(Code that draws figures)
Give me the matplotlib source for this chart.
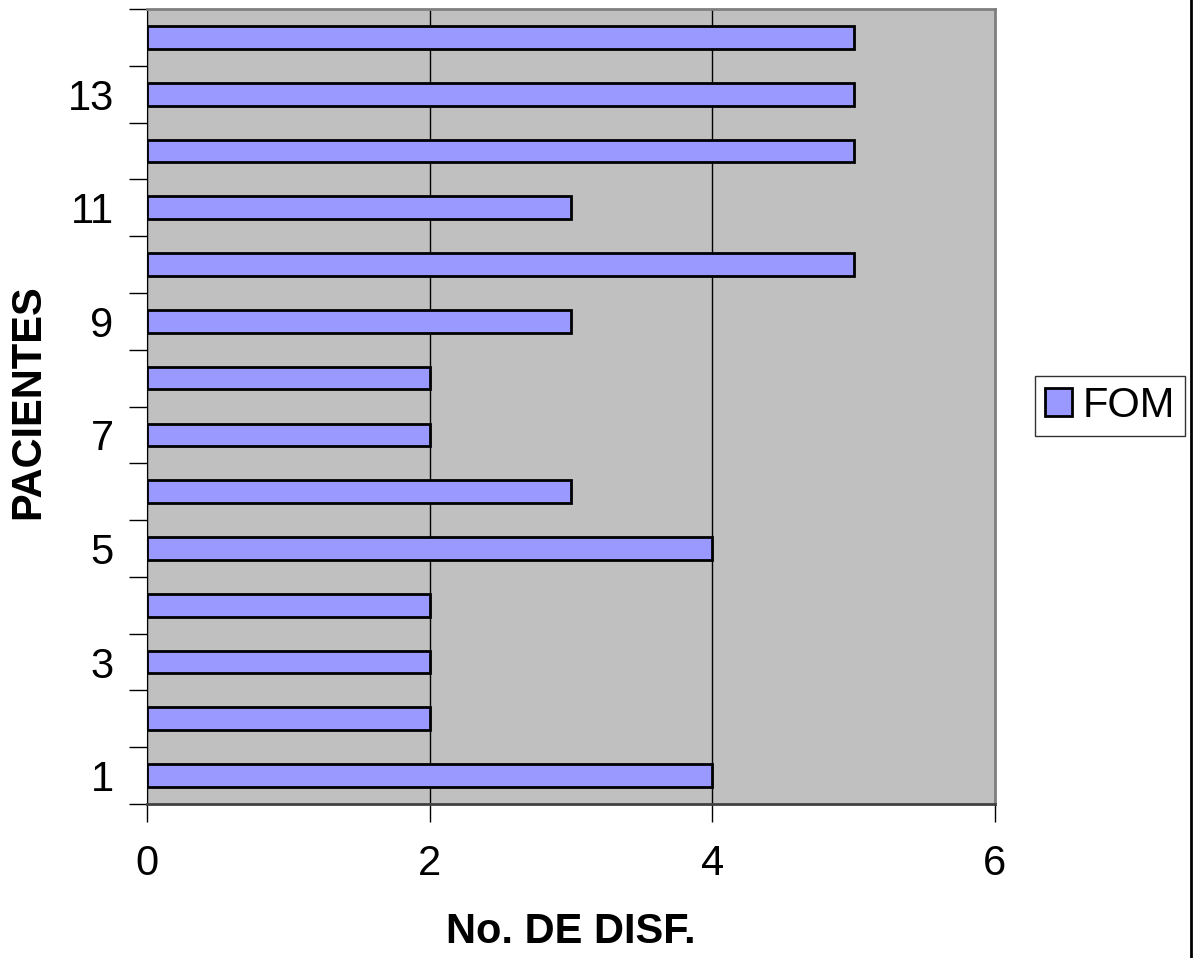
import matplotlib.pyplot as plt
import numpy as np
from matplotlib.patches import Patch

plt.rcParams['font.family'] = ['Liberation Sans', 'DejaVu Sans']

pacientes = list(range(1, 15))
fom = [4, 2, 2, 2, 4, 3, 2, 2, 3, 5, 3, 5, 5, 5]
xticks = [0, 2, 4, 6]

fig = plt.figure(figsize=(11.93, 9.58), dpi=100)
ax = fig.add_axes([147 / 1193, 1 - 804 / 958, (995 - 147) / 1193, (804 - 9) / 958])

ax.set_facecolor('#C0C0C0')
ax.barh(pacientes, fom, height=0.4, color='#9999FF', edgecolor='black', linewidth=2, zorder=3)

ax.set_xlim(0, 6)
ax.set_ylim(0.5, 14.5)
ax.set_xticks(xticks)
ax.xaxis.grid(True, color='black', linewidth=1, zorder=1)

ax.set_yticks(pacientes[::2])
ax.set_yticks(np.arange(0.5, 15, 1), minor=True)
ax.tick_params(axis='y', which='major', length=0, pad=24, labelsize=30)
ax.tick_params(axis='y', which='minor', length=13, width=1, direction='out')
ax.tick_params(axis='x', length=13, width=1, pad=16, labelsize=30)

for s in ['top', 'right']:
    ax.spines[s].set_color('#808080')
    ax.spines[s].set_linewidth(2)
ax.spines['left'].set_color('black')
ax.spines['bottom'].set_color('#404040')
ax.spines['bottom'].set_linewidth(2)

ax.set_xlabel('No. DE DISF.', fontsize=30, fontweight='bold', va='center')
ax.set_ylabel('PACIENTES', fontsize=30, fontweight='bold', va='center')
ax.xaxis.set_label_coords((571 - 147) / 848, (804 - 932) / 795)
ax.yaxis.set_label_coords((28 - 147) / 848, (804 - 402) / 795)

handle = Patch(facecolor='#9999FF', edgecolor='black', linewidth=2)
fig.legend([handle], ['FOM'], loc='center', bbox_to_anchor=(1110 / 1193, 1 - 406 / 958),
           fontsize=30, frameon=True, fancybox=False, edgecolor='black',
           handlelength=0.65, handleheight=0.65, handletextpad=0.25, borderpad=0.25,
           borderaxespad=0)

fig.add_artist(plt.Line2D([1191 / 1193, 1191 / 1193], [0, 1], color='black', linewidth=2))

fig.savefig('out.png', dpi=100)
...
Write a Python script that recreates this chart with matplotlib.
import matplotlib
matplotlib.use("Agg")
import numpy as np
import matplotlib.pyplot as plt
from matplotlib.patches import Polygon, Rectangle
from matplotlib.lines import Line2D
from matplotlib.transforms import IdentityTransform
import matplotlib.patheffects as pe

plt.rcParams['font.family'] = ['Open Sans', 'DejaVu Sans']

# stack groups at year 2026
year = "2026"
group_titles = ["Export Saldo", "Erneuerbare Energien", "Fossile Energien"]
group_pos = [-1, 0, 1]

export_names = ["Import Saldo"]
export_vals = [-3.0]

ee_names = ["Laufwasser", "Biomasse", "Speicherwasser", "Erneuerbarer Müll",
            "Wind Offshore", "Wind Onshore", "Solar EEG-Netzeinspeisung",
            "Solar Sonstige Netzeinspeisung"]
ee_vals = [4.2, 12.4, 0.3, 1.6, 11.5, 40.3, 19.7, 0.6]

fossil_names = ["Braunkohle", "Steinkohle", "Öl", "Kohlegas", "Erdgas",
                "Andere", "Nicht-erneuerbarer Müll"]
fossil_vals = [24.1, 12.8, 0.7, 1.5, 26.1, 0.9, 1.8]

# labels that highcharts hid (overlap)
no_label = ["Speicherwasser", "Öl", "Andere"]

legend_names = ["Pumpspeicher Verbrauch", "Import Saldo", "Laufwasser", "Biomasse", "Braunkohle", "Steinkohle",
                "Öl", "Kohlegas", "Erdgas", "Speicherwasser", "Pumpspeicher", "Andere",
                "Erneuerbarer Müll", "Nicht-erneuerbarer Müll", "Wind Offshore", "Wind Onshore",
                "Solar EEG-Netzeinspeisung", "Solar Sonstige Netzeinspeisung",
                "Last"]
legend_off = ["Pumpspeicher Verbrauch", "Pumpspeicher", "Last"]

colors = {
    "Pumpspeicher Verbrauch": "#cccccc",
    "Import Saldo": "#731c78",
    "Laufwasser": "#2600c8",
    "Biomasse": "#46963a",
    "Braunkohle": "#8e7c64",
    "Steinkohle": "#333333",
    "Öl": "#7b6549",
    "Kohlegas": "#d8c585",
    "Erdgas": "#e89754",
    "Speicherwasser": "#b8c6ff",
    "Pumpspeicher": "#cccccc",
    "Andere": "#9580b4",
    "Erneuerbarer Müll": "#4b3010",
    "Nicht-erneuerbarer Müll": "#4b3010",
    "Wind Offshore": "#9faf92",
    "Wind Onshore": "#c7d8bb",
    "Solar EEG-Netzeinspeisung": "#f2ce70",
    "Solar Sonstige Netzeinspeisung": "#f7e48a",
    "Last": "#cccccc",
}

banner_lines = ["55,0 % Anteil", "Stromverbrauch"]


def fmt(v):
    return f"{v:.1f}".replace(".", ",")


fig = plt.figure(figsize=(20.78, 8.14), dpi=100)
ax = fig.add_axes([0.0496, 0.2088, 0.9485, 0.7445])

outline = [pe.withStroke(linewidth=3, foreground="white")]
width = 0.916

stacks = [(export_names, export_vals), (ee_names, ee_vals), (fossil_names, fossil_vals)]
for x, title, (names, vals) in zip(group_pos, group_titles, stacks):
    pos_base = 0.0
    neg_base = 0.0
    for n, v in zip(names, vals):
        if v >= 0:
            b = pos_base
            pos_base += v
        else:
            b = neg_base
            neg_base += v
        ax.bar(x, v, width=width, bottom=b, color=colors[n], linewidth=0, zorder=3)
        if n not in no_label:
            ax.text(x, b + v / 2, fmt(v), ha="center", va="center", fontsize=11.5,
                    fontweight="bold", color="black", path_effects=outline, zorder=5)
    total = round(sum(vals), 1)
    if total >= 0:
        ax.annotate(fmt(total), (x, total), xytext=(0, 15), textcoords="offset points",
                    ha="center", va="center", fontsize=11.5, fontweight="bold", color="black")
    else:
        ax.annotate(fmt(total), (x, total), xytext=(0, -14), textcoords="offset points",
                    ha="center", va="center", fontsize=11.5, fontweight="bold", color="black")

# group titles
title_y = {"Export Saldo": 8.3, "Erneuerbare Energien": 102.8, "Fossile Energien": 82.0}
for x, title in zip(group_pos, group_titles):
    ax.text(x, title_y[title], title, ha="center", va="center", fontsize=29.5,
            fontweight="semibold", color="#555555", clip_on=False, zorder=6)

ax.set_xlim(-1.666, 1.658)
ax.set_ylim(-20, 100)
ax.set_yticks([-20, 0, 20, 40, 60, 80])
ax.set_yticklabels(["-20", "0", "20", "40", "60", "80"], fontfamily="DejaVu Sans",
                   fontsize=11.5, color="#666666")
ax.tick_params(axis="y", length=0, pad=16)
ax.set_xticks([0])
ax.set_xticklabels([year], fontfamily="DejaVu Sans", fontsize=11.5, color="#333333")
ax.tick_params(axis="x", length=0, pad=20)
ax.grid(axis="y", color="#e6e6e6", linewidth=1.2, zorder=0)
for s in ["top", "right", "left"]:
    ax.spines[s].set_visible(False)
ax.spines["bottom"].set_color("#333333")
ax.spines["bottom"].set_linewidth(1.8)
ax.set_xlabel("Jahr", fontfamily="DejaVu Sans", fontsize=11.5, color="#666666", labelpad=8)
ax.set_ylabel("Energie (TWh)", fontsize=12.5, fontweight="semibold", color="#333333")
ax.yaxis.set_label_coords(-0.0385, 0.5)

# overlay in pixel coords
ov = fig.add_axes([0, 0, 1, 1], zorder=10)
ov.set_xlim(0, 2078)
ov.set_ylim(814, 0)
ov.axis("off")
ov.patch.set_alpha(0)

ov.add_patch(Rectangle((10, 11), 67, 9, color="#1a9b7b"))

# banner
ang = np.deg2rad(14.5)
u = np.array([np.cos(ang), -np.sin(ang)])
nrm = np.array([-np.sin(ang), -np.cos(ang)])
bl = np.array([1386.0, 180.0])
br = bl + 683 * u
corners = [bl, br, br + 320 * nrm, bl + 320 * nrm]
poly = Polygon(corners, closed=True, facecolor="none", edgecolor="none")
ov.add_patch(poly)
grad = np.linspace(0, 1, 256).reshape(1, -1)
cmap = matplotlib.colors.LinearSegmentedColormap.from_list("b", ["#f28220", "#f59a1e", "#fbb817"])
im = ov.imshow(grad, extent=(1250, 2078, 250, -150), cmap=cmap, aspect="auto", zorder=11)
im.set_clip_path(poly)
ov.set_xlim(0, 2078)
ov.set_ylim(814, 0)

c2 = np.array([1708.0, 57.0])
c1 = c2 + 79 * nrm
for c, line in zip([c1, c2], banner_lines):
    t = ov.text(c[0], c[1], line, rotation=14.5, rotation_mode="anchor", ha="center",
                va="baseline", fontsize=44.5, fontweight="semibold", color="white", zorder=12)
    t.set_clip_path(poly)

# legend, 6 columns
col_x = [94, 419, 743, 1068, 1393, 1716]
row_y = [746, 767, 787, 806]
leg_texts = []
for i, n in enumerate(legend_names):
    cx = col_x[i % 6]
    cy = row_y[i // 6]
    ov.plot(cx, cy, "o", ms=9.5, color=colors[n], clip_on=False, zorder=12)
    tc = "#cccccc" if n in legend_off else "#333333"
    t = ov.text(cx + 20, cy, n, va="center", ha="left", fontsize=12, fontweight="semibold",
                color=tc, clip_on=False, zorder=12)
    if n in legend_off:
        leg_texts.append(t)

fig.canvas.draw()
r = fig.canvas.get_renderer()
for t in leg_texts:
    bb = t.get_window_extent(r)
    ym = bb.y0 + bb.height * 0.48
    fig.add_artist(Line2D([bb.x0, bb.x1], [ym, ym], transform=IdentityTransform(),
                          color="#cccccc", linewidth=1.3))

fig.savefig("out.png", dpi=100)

Problem to solve: Reproduce exactly, and only, the lines from the one containing "Give me the matplotlib source for this chart." through the one containing "borderaxespad=0)", including both; leave out any pictures.

Exercise result:
Give me the matplotlib source for this chart.
import matplotlib.pyplot as plt
import numpy as np
from matplotlib.patches import Patch

plt.rcParams['font.family'] = ['Liberation Sans', 'DejaVu Sans']

pacientes = list(range(1, 15))
fom = [4, 2, 2, 2, 4, 3, 2, 2, 3, 5, 3, 5, 5, 5]
xticks = [0, 2, 4, 6]

fig = plt.figure(figsize=(11.93, 9.58), dpi=100)
ax = fig.add_axes([147 / 1193, 1 - 804 / 958, (995 - 147) / 1193, (804 - 9) / 958])

ax.set_facecolor('#C0C0C0')
ax.barh(pacientes, fom, height=0.4, color='#9999FF', edgecolor='black', linewidth=2, zorder=3)

ax.set_xlim(0, 6)
ax.set_ylim(0.5, 14.5)
ax.set_xticks(xticks)
ax.xaxis.grid(True, color='black', linewidth=1, zorder=1)

ax.set_yticks(pacientes[::2])
ax.set_yticks(np.arange(0.5, 15, 1), minor=True)
ax.tick_params(axis='y', which='major', length=0, pad=24, labelsize=30)
ax.tick_params(axis='y', which='minor', length=13, width=1, direction='out')
ax.tick_params(axis='x', length=13, width=1, pad=16, labelsize=30)

for s in ['top', 'right']:
    ax.spines[s].set_color('#808080')
    ax.spines[s].set_linewidth(2)
ax.spines['left'].set_color('black')
ax.spines['bottom'].set_color('#404040')
ax.spines['bottom'].set_linewidth(2)

ax.set_xlabel('No. DE DISF.', fontsize=30, fontweight='bold', va='center')
ax.set_ylabel('PACIENTES', fontsize=30, fontweight='bold', va='center')
ax.xaxis.set_label_coords((571 - 147) / 848, (804 - 932) / 795)
ax.yaxis.set_label_coords((28 - 147) / 848, (804 - 402) / 795)

handle = Patch(facecolor='#9999FF', edgecolor='black', linewidth=2)
fig.legend([handle], ['FOM'], loc='center', bbox_to_anchor=(1110 / 1193, 1 - 406 / 958),
           fontsize=30, frameon=True, fancybox=False, edgecolor='black',
           handlelength=0.65, handleheight=0.65, handletextpad=0.25, borderpad=0.25,
           borderaxespad=0)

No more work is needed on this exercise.